Si Hélène GALITZINE a du sang princier dans les veines, elle vivra surtout l’effondrement de tout un empire. A 8 ans, son père décède du typhus dans les geôles de l’armée rouge, laissant sa veuve seule pour élever une fratrie de quatre enfants. La famille s’exile en Allemagne puis en Italie. Elle s’installe à Arco près du Lac de Garde, là où sa mère s’emploiera à tenir une pension de famille. Hélène est une enfant qui aime la vie, éprise de liberté dont l’éducation sera confiée à des religieuses. Sa mère décédée, un nouveau départ est envisagé avec sa tante. Cette fois, c’est Nice qui devient le lieu de vie de la famille, c’est là qu’elle va se marier, avoir deux filles, travailler dans la haute couture et rencontrer le peintre, le maître du fauvisme avec qui elle va vivre des moments d’une intense complicité, une nouvelle vie s’offre désormais à Hélène GALITZINE.
Dès les premières lignes du roman, David BRUNAT nous fait part de sa démarche et des espaces de liberté qu’il s'est accordés pour évoquer l’itinéraire d’une femme dont la postérité est aujourd’hui assurée par la voie des toiles peintes de Henri MATISSE.
Mais après tout, un romancier peut affabuler à sa guise et n’a pas de comptes à rendre à la vérité.
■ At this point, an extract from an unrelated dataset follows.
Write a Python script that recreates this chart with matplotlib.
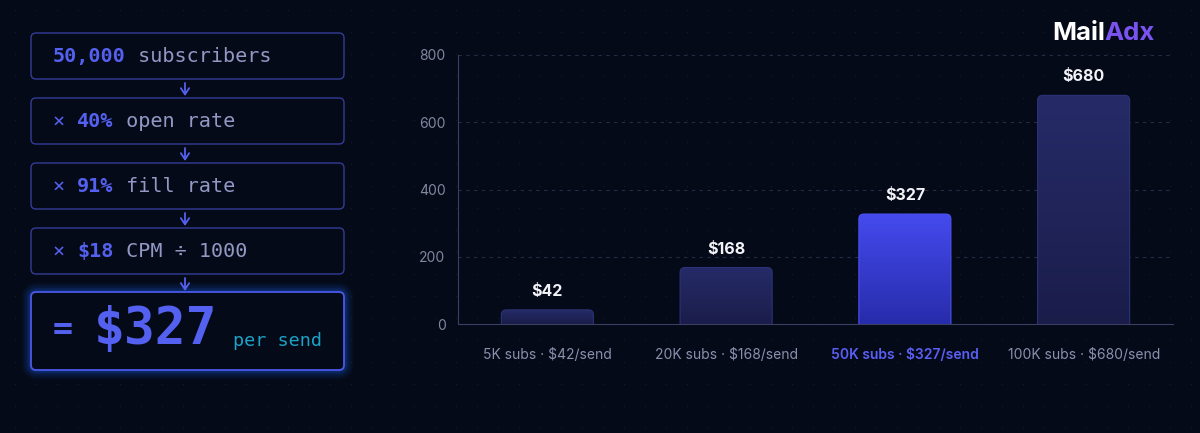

Ce n’est pas un historien, mais un faiseur d’histoires. Pas un mémorialiste, mais un machiniste des sentiments. Pas un moraliste, mais un conteur et un marionnettiste. P. 26
L'auteur s'approprie la voix d'Hélène GALITZINE elle-même pour retracer un itinéraire aussi chahuté que rocambolesque. Il brosse le portrait d'une femme "modèle", une femme qui a su s'adapter aux circonstances de la vie, à moins que son existence relève d'une autre puissance. David BRUNAT nous fait ainsi toucher du doigt les contours du destin, un sujet universel et intemporel. De tous temps, l’homme s’est intéressé à la force suprême ou au hasard des coïncidences pour justifier le fil de son existence.
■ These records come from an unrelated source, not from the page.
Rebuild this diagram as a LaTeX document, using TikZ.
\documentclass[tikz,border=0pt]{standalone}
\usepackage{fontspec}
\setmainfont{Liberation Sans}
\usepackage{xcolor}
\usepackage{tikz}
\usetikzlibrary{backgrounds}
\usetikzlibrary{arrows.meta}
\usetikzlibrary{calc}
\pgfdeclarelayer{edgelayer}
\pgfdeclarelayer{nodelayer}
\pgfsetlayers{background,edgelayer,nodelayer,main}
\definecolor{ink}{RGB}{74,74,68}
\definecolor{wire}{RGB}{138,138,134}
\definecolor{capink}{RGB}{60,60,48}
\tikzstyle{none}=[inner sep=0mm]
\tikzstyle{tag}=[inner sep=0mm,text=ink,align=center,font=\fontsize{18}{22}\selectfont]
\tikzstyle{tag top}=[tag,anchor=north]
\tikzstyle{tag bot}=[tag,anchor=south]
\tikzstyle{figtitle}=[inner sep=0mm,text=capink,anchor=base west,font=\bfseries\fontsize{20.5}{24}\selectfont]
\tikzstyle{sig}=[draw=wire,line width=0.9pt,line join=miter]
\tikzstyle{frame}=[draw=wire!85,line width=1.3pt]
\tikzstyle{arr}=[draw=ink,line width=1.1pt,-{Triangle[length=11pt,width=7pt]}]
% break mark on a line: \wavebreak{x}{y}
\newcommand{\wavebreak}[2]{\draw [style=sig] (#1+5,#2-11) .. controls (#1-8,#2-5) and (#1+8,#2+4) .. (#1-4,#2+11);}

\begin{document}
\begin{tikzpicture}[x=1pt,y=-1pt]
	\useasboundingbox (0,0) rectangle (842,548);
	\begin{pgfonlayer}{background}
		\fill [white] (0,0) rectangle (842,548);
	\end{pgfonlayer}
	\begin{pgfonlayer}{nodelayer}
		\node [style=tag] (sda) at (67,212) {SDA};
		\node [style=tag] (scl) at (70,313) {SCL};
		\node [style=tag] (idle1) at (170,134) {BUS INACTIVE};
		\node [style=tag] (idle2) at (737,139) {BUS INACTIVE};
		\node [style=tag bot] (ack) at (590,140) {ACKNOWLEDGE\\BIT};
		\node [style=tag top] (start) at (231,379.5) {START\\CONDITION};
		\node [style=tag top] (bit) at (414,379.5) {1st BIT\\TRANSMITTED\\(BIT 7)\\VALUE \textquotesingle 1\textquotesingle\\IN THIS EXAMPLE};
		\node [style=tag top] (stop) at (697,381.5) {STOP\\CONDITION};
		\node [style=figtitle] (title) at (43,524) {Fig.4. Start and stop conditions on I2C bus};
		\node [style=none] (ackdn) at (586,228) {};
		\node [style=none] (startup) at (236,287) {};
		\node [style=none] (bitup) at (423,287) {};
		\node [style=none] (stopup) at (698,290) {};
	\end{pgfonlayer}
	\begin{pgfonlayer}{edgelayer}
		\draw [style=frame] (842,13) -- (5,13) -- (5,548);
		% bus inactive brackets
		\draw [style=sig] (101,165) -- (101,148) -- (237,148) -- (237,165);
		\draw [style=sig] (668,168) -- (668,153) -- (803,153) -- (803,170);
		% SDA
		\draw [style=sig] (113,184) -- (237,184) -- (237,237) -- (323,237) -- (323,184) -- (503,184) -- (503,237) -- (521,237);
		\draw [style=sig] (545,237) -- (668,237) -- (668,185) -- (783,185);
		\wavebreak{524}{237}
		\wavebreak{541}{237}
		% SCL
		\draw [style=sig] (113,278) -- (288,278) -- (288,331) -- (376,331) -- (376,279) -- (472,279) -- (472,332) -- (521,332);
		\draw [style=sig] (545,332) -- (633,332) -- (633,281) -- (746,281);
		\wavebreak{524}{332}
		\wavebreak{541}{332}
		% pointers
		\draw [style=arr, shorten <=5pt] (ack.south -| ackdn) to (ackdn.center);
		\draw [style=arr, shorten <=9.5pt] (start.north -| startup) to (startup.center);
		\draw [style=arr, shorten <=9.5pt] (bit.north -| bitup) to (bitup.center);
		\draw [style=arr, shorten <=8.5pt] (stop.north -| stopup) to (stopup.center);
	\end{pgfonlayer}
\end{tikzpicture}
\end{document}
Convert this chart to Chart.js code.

A partir de l'histoire singulière d'une famille d'immigrés, russes, David BRUNAT évoque un large mouvement migratoire ayant donné lieu à une implantation massive dans le sud de la France, notamment sur Nice. Il s'en saisit aussi pour retracer une fresque historique sur une quarantaine d'années, donnant à voir une page de la grande Histoire.
Enfin, et là c'est un autre sens du mot "modèle" que va explorer David BRUNAT pour nous faire entrer dans l'atelier du peintre Henri MATISSE. Hélène GALIT fut l'une des muses du grand maître du fauvisme. C'est à travers les confidences d’Hélène GALITZINE que l’on découvre les centres d’intérêt du peintre, ses sources d’inspiration. Elle rencontrera Lydia DELECTORSKAYA, modèle également, qui, à la mort de l’artiste, vouera sa vie à une juste reconnaissance de la grandeur de son art.
Si la question de l'immortalité transcende le roman, l'art peut assurément devenir le canal de la postérité, c'est le fil que va tisser David BRUNAT. Que le peintre du bonheur, comme ses modèles, en soient assurés, plus jamais je ne regarderais une toile de l'artiste comme avant.
Plus confidentielle et pourtant, la maternité peut elle aussi offrir une certaine forme de postérité. Je ne l'avais jamais abordée de cette manière...
Mais l’expérience de la maternité constitua, à sa façon, une révélation spinoziste. […] Une descendance est une forme d’immortalité ou du moins d’existence continuée. P. 77-78
C'est aussi pour ça que j'aime la littérature, porter un nouveau regard sur les choses de la vie.
Dans un exercice narratif à deux voix, David BRUNAT pose des questions existentialistes et philosophiques, la cerise sur le gâteau d'un roman historique et artistique. Un premier roman prometteur sachant que l'homme a déjà fait ses preuves en matière d'écriture, il est homme de lettres et a déjà écrit des récits de vie sur Steve JOBS, Giovanni FALCONE, et puis un livre sur l'histoire du Titanic.